Nevertheless, Kaine will also leave office with some unexpected achievements: passing a ban on smoking in many bars and restaurants; setting aside millions to clean up the Chesapeake Bay; and preserving 400,000 acres of open space, an area the size of Virginia's Eastern Shore. And he will perhaps be best remembered for his leadership after the 2007 shootings at Virginia Tech, which led to statewide mental health reforms and won him praise from members of both parties.

He also helped his party win unprecedented political victories, including taking over the state Senate, winning both U.S. Senate seats, claiming three new seats in the U.S. House and casting Virginia's electoral votes for a Democratic presidential candidate for the first time in more than four decades.

Kaine ends the single term he is constitutionally allowed with a healthy approval rating -- nearly 60 percent of Virginians said they approved of the job he was doing according to a series of Washington Post polls last fall -- and as one of the leading national figures in his party.
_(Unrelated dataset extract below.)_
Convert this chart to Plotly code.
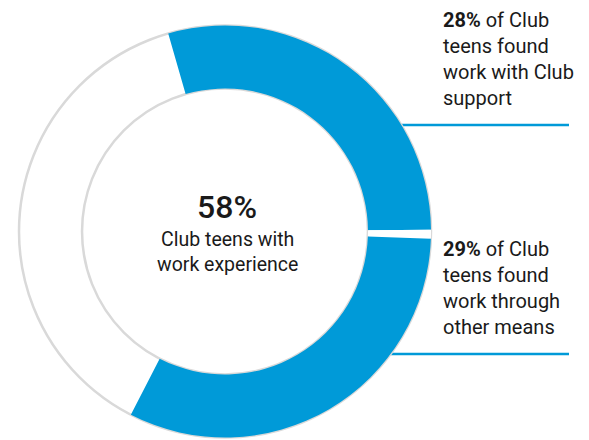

As a close confidant of President Obama who will assume the full-time role of chairman of the Democratic National Committee, Kaine has an apparent bevy of political opportunities ahead, should he choose to pursue them.

In a recent fireside interview at the governor's mansion, Kaine, 51, called being governor the "best job" he ever had and said he probably would not run for office again.

Kaine vs. the Republicans

Kaine was elected in 2005 as the heir apparent to Democrat Mark R. Warner, a fellow Harvard alum with a vastly different background and temperament. In what has become one of the defining moments in modern Virginia politics, Warner persuaded a number of Republicans to support a $1.4 billion tax increase in 2004 to boost spending on education, health and public safety.

Democrats said the experience, which greatly boosted Warner's popularity and made him a national figure, convinced Republicans that they should not make the same mistake with Kaine.

"They let Mark Warner have a major win. They weren't going to do that again," said Del. Kenneth R. Plum (D-Fairfax), who serves as the Democratic caucus chairman.

Republican leaders in the House deny that they refused to work with Kaine, saying rather that Warner was collaborative where Kaine was secretive.

"There was no real dialogue," said House Majority Leader H. Morgan Griffith (R-Salem). "He made no serious effort to work with the legislature. Kaine just said, 'I'm doing it my way.' "

Del. Edward T. Scott (R-Madison) said he realized that Kaine was not sincere about negotiating when the legislature was deadlocked on the budget in Kaine's first year and the governor's political action committee began attacking Scott in radio ads.